第56回神奈川歯科大学総会

宿題報告

口腔解剖学 准教授 東 雅啓


 エイジングに伴う循環障害が脳および口腔に与える影響
―微小循環的手法を用いた形態学的解析―


 超高齢社会を迎えた日本では、疾病構造の変化や要介護者数の増加により、医療・福祉における問題がクローズアップされてきている。そのような中で、個人のQOLをいかに低下させずに健康寿命を延ばすかが課題となっている。しかしながら、生活習慣病などの全身疾患の有病者数は年々増加し、近年ではその全身疾患と歯周病などの口腔疾患との関連性が社会的に問題視されてきている。我々のリサーチグループはこれまでに歯周組織の微小循環に注目して研究を行ってきた。歯周組織においては多数の血管網が存在しており、ヘアピン状の毛細血管ループが規則的に認められる。また、イヌを用いた実験においては、歯周組織再生過程で血管新生を誘導することで歯槽骨の早期再生に繋げられることを見出し以前に論文発表した。さらには歯科治療時に用いる機器の種類によって歯周組織の血管網が障害される程度が異なることも形態学的に見出した。これまでにマウスを用いて脳虚血による全身および口腔機能への影響も学会・論文発表をしており、脳および口腔における微小循環を重要性について検討を行ってきた。そこで本研究では、様々な生活習慣病の発症や病態において鍵となる循環機能(動態や形態)に着目し、エイジングに伴い生じる循環障害を脳および口腔の微小循環に焦点を当てて検討し、全身疾患と口腔疾患との関係性の解明に繋げることを目的として行った。
 本研究では、老齢ラットを用いて脳および口腔の微小循環・運動機能を検討した。

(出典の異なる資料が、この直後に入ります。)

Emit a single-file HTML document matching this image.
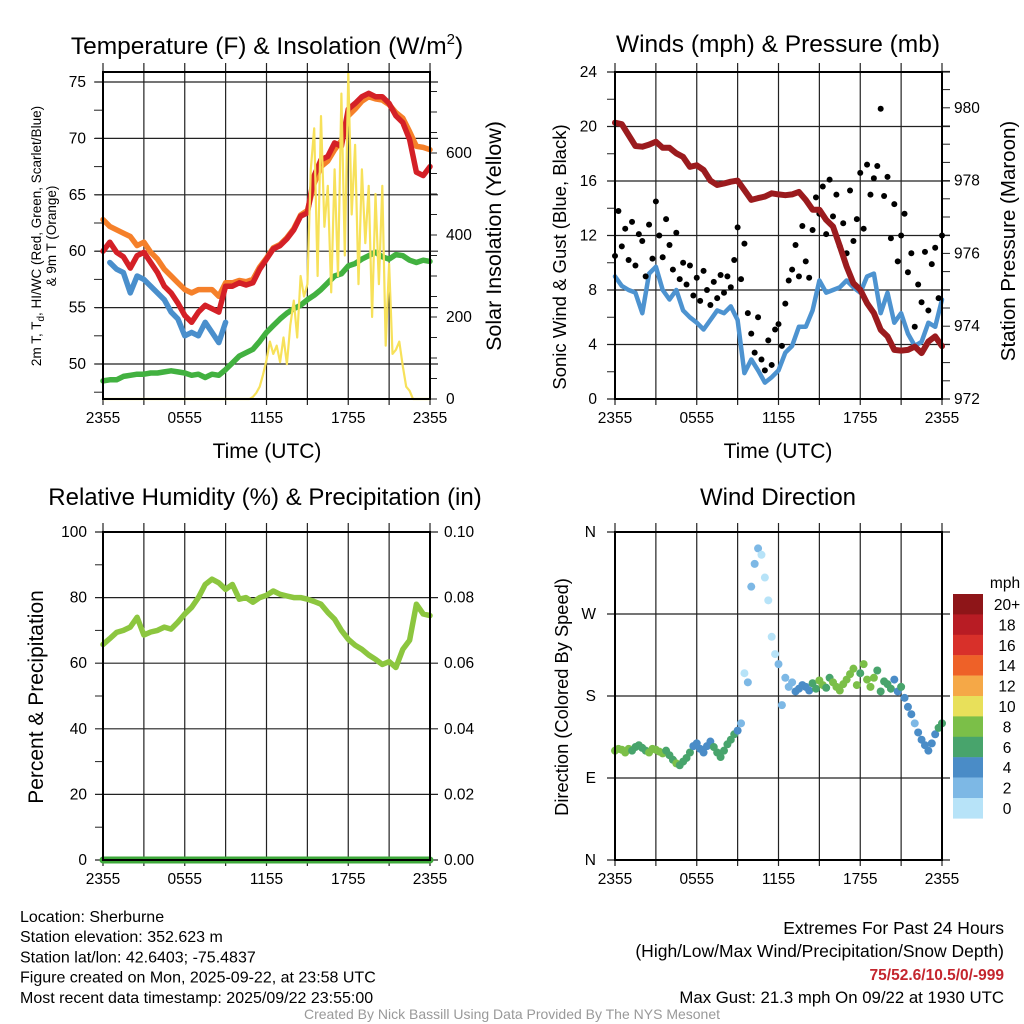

血管の形態学的解析を行うために、注入用合成樹脂メチルメタクリレートによる血管鋳型標本を作製し、走査型電子顕微鏡で脳周囲と歯周組織の血管を観察した。観察結果から、脳および口腔における循環障害の状態を評価した。運動機能はオープンフィールドテストを用いて解析した。また血管新生の促進因子であるVEGFの唾液中および血中濃度をELISAにて測定することで、血管新生における機能学的解析を行った。
 解析の結果、コントロールと比較して歯肉における血管ループが乏しく、実験群における血管は比較的太くいびつな形態を示した。また実験群の脳においても同様な形態を認めた。さらに運動機能においては、オープンテストを用いて評価したところ、センターエリアへの侵入回数が有意に少なかったほか、総移動距離も少ない傾向であった。そして、唾液中および血中VEGFは実験群で高い傾向にあった。
 以上の結果から、老齢ラットにおいて運動機能の低下が認められたほか、歯肉や脳における微小循環が乏しいことを見出したことから、エイジングに伴う全身機能や微小循環の障害を確認することができた。今後は運動機能の低下および微小循環の障害を改善して全身と口腔の関連性を検討して、生活習慣病などの疾患の改善や予防にどのような効果を与えるか分析することで、全身疾患と口腔疾患との関係性の解明に繋げたい。